Avec son ami Fabrice Paszkowski, proche de DSK, ils organisent à Paris, à Washington et en Belgique, des «soirées» destinées à satisfaire l'appétit libertin de celui qui est alors directeur du FMI. Les prostituées, rémunérées, sont choisies dans les carnets d'adresses de Dominique Alderweireld. Le financement des passes, transports et restaurants vient de notes de frais et factures faites aux sociétés de Roquet et Paszkowski. D'où leurs condamnations respectives à six mois de prison avec sursis pour escroquerie et quatre mois avec sursis pour abus de biens sociaux. Pour le reste, le proxénétisme, le tribunal a considéré que Roquet, Paszkowski et Strauss-Kahn n'avaient tous trois qu'«un rôle de client» puisqu'ils «participaient» aux relations sexuelles et «n'ont jamais perçu de commission». Le président est revenu sur l'argumentaire de DSK : ce dernier «prétend qu'il ignorait la présence de prostituées et leur rémunération». Mais «même s'il avait été au courant, il n'a fait que bénéficier d'une prestation sexuelle de groupe […]. Il a donc eu, comme les autres membres du groupe, un comportement de client».

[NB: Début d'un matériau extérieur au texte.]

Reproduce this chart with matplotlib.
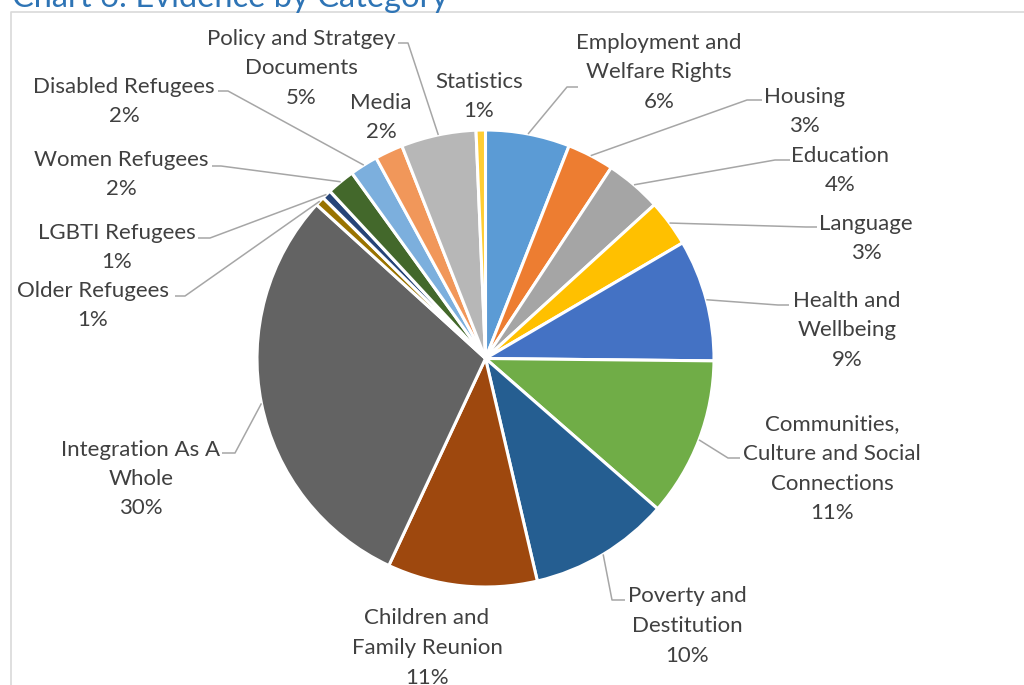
import matplotlib
matplotlib.use("Agg")
import numpy as np
import matplotlib.pyplot as plt
from matplotlib.lines import Line2D

# evidence items per category, clockwise from 12 o'clock
categories = [
    "Employment and\nWelfare Rights", "Housing", "Education", "Language",
    "Health and\nWellbeing", "Communities,\nCulture and Social\nConnections",
    "Poverty and\nDestitution", "Children and\nFamily Reunion",
    "Integration As A\nWhole", "Older Refugees", "LGBTI Refugees",
    "Women Refugees", "Disabled Refugees", "Media",
    "Policy and Stratgey\nDocuments", "Statistics",
]
counts = [9, 5, 6, 5, 13, 17, 15, 16, 45, 1, 1, 3, 3, 3, 8, 1]
colors = [
    "#5B9BD5", "#ED7D31", "#A5A5A5", "#FFC000", "#4472C4", "#70AD47",
    "#255E91", "#9E480E", "#636363", "#997300", "#264478", "#43682B",
    "#7CAFDD", "#F1975A", "#B7B7B7", "#FFCD33",
]

# label placement in pixels: first-line centre and leader elbow/end (or None)
label_xy = [
    (659, 41, [(567, 87), (578, 87)]),
    (804, 95, [(747, 100), (762, 100)]),
    (840, 154, [(775, 160), (790, 160)]),
    (866, 222, [(806, 227), (817, 227)]),
    (847, 299, [(778, 305), (789, 305)]),
    (832, 423, [(728, 458), (740, 458)]),
    (687, 595, [(612, 600), (625, 600)]),
    (427, 617, None),
    (141, 448, [(235, 453), (222, 453)]),
    (93, 289, [(185, 296), (175, 296)]),
    (117, 231, [(210, 238), (198, 238)]),
    (121, 158, [(221, 166), (212, 166)]),
    (124, 85, [(228, 91), (218, 91)]),
    (381, 101, None),
    (301, 37, [(408, 43), (398, 43)]),
    (479, 80, None),
]

W, H = 1024, 685
cx, cy, R = 485.5, 358.5, 228.5
LINE = 29.5
TXT = "#404040"
FONT = "Lato"

fig = plt.figure(figsize=(W / 100, H / 100), dpi=100)
ax = fig.add_axes([0, 0, 1, 1])

wedges, _ = ax.pie(counts, colors=colors, startangle=90, counterclock=False,
                   radius=R, center=(cx, H - cy),
                   wedgeprops=dict(edgecolor="white", linewidth=2.2))
ax.set_xlim(0, W)
ax.set_ylim(0, H)
ax.axis("off")

total = sum(counts)
for w, name, n, (lx, ly, leader) in zip(wedges, categories, counts, label_xy):
    lines = name.split("\n") + [f"{round(n / total * 100)}%"]
    for i, s in enumerate(lines):
        ax.text(lx, H - (ly + i * LINE + 7.5), s, ha="center", va="baseline",
                fontsize=16, color=TXT, family=FONT)
    if leader:
        mid = np.deg2rad((w.theta1 + w.theta2) / 2)
        px = cx + R * np.cos(mid)
        py = (H - cy) + R * np.sin(mid)
        xs = [px] + [p[0] for p in leader]
        ys = [py] + [H - p[1] for p in leader]
        ax.plot(xs, ys, color="#A6A6A6", lw=1.1, solid_capstyle="butt")

# chart frame (runs off the right and bottom edges)
fig.add_artist(Line2D([10.5 / W, 10.5 / W, 1], [0, 1 - 11.5 / H, 1 - 11.5 / H],
                      transform=fig.transFigure, color="#D9D9D9", lw=1.2))

fig.text(12 / W, 1 - 7 / H, "Chart 6: Evidence by Category", ha="left",
         va="baseline", fontsize=23.5, color="#2E74B5", family=FONT)

fig.savefig("out.png", dpi=100)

Le tribunal a par ailleurs ajouté que d'éventuels faits commis à Washington «ne pouvaient être poursuivis» puisqu'il n'était compétent que pour les infractions «sur le territoire français».

Les quatre prostituées parties civiles au procès n'étaient pas présentes au tribunal. Aux journalistes qui lui demandaient de se faire le porte-parole de leur éventuelle «déception», leur avocat Gilles Maton a tenu à rappeler qu'elles n'avaient rien demandé. «Elles n'ont pas porté plainte. Au procès, poursuit-il, leur parole a été écoutée. Elles savent ce qu'elles ont vécu, la souffrance de la prostitution. Maintenant, beaucoup de gens en France le savent aussi.»